Il ritardo economico del Mezzogiorno è al tempo stesso inaccettabile e ingiustificabile.
Inaccettabile perché non consente a un terzo della popolazione italiana di godere appieno di diritti, opportunità, prospettive che lo Stato deve garantire a tutti i cittadini. La mancanza di lavoro sta inducendo persone giovani e preparate a emigrare, con costi economici e sociali che condizionano le prospettive di crescita e di progresso.
Ingiustificabile perché le ricchezze culturali, ambientali, di capacità produttive inespresse presenti nel Mezzogiorno possono e devono essere utilizzate per il rilancio dell’economia dell’intero Paese. Lo sviluppo dell’economia meridionale offrirebbe un mercato di sbocco, un volano di crescita anche per le produzioni di altre aree, avviando un circolo virtuoso di investimenti e crescita sia al Sud sia al Centro Nord.
Il raggiungimento di questi obiettivi è possibile. Vi sono azioni di politica economica – incentrate non solo sugli investimenti pubblici, ma anche sulla fiscalità e sul costo del lavoro, sull’innovazione, sul potenziamento del capitale umano, sulla valorizzazione dell’ambiente – in grado di collocare il Mezzogiorno su un più elevato sentiero di sviluppo.

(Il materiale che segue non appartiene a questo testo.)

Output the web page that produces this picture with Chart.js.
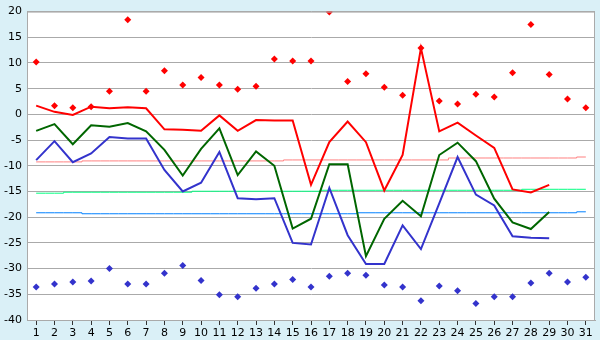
<!DOCTYPE html>
<html>
<head>
<meta charset="utf-8">
<script src="https://cdn.jsdelivr.net/npm/chart.js@4"></script>
<style>
  html, body { margin: 0; padding: 0; background: #daf0f7; }
  #wrap { width: 600px; height: 340px; }
</style>
</head>
<body>
<div id="wrap"><canvas id="chart" width="600" height="340"></canvas></div>
<script>
const days = Array.from({ length: 31 }, (_, i) => String(i + 1))

// record highs / lows (diamonds)
const recordMax = [10.2, 1.7, 1.3, 1.5, 4.5, 18.4, 4.5, 8.5, 5.7, 7.2, 5.7, 4.9, 5.5, 10.8, 10.4, 10.4,
    19.9, 6.4, 7.9, 5.3, 3.75, 12.9, 2.6, 2.0, 3.9, 3.4, 8.1, 17.5, 7.75, 3.0, 1.3]
const recordMin = [-33.6, -33.0, -32.6, -32.4, -30.0, -33.0, -33.0, -30.9, -29.4, -32.3, -35.1, -35.5, -33.8,
    -33.0, -32.1, -33.6, -31.5, -30.9, -31.3, -33.2, -33.6, -36.25, -33.4, -34.3, -36.8, -35.5, -35.5, -32.8,
    -30.9, -32.6, -31.7]

// daily max / mean / min
const dayMax = [1.7, 0.5, -0.1, 1.5, 1.2, 1.4, 1.2, -2.9, -3.0, -3.2, -0.2, -3.2, -1.1, -1.2, -1.2, -13.7,
    -5.4, -1.4, -5.4, -14.8, -7.9, 12.9, -3.3, -1.6, -4.1, -6.5, -14.6, -15.2, -13.7, null, null]
const dayMean = [-3.2, -1.9, -5.8, -2.1, -2.4, -1.7, -3.3, -6.9, -11.9, -6.7, -2.7, -11.8, -7.2, -10.0, -22.2,
    -20.3, -9.7, -9.7, -27.6, -20.3, -16.8, -19.8, -7.9, -5.5, -9.1, -16.4, -21.0, -22.3, -19.0, null, null]
const dayMin = [-8.9, -5.2, -9.3, -7.6, -4.4, -4.7, -4.7, -10.8, -15.0, -13.3, -7.3, -16.3, -16.5, -16.3, -25.0,
    -25.3, -14.3, -23.5, -29.1, -29.1, -21.6, -26.2, -17.3, -8.3, -15.6, -17.7, -23.7, -24.0, -24.1, null, null]

// normals
const normMax = [-9.24, -9.24, -9.24, -9.05, -9.05, -9.05, -9.05, -9.05, -9.05, -9.05, -9.05, -9.05, -9.05, -9.05,
    -8.86, -8.86, -8.86, -8.86, -8.86, -8.86, -8.86, -8.86, -8.86, -8.48, -8.48, -8.48, -8.48, -8.48, -8.48, -8.48, -8.29]
const normMean = [-15.33, -15.33, -15.14, -15.14, -15.14, -15.14, -15.14, -15.14, -15.14, -14.95, -14.95, -14.95,
    -14.95, -14.95, -14.95, -14.95, -14.76, -14.76, -14.76, -14.76, -14.76, -14.76, -14.76, -14.76, -14.76, -14.76,
    -14.76, -14.57, -14.57, -14.57, -14.57]
const normMin = [-19.14, -19.14, -19.14, -19.33, -19.33, -19.33, -19.33, -19.33, -19.33, -19.33, -19.33, -19.33,
    -19.33, -19.33, -19.33, -19.33, -19.33, -19.33, -19.14, -19.14, -19.14, -19.14, -19.14, -19.14, -19.14, -19.14,
    -19.14, -19.14, -19.14, -19.14, -18.95]

const yMin = -40, yMax = 20, yStep = 5

Chart.defaults.font.family = 'DejaVu Sans'
Chart.defaults.font.size = 11
Chart.defaults.color = '#000'

const background = {
    id: 'background',
    beforeDraw(chart) {
        const { ctx, chartArea: a } = chart
        ctx.save()
        ctx.fillStyle = '#daf0f7'
        ctx.fillRect(0, 0, chart.width, chart.height)
        ctx.fillStyle = '#fff'
        ctx.fillRect(a.left, a.top, a.right - a.left, a.bottom - a.top)
        ctx.restore()
    },
    afterDatasetsDraw(chart) {
        const { ctx, chartArea: a } = chart
        ctx.save()
        ctx.strokeStyle = '#aaa'
        ctx.lineWidth = 1
        ctx.strokeRect(a.left + 0.5, a.top + 0.5, a.right - a.left - 1, a.bottom - a.top)
        ctx.restore()
    }
}

const line = (data, color, width, order, extra) => Object.assign({
    type: 'line', data, borderColor: color, backgroundColor: color, borderWidth: width,
    pointRadius: 0, tension: 0, spanGaps: false, order
}, extra || {})

const dots = (data, color, order) => ({
    type: 'line', data, showLine: false, pointStyle: 'rectRot', pointRadius: 3.5,
    pointBackgroundColor: color, pointBorderColor: color, pointBorderWidth: 0, order
})

new Chart(document.getElementById('chart'), {
    type: 'line',
    data: {
        labels: days,
        datasets: [
            line(normMax, '#ff8080', 1, 9, { stepped: 'middle' }),
            line(normMean, '#00ff80', 1, 8, { stepped: 'middle' }),
            line(normMin, '#0080ff', 1, 7, { stepped: 'middle' }),
            line(dayMin, '#3333cc', 2, 5),
            line(dayMean, '#006600', 2, 4),
            line(dayMax, '#ff0000', 2, 3),
            dots(recordMin, '#3333cc', 2),
            dots(recordMax, '#ff0000', 1)
        ]
    },
    options: {
        responsive: false,
        animation: false,
        events: [],
        layout: { padding: { top: 5, right: 5, left: 0, bottom: 0 } },
        plugins: { legend: { display: false }, tooltip: { enabled: false } },
        scales: {
            x: {
                offset: true,
                grid: { offset: false, drawOnChartArea: false, drawTicks: true, tickLength: 5, color: '#333' },
                border: { color: '#aaa' },
                ticks: { maxRotation: 0, autoSkip: false, padding: 2 },
                afterFit(scale) { scale.height = 20 }
            },
            y: {
                min: yMin, max: yMax,
                grid: { color: '#aaa', drawTicks: false },
                border: { color: '#aaa' },
                ticks: { stepSize: yStep, padding: 5 },
                afterFit(scale) { scale.width = 27 }
            }
        }
    },
    plugins: [background]
})
</script>
</body>
</html>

Queste azioni richiedono il buon funzionamento delle amministrazioni pubbliche, a ogni livello di governo. Soprattutto, richiedono che sia sradicato l’inaccettabile “triangolo illegale” – evasione, corruzione, criminalità – perché la sicurezza e il rispetto delle norme civili, penali e fiscali, sono prerequisiti irrinunciabili per la crescita e il progresso sociale, sui quali non è possibile transigere.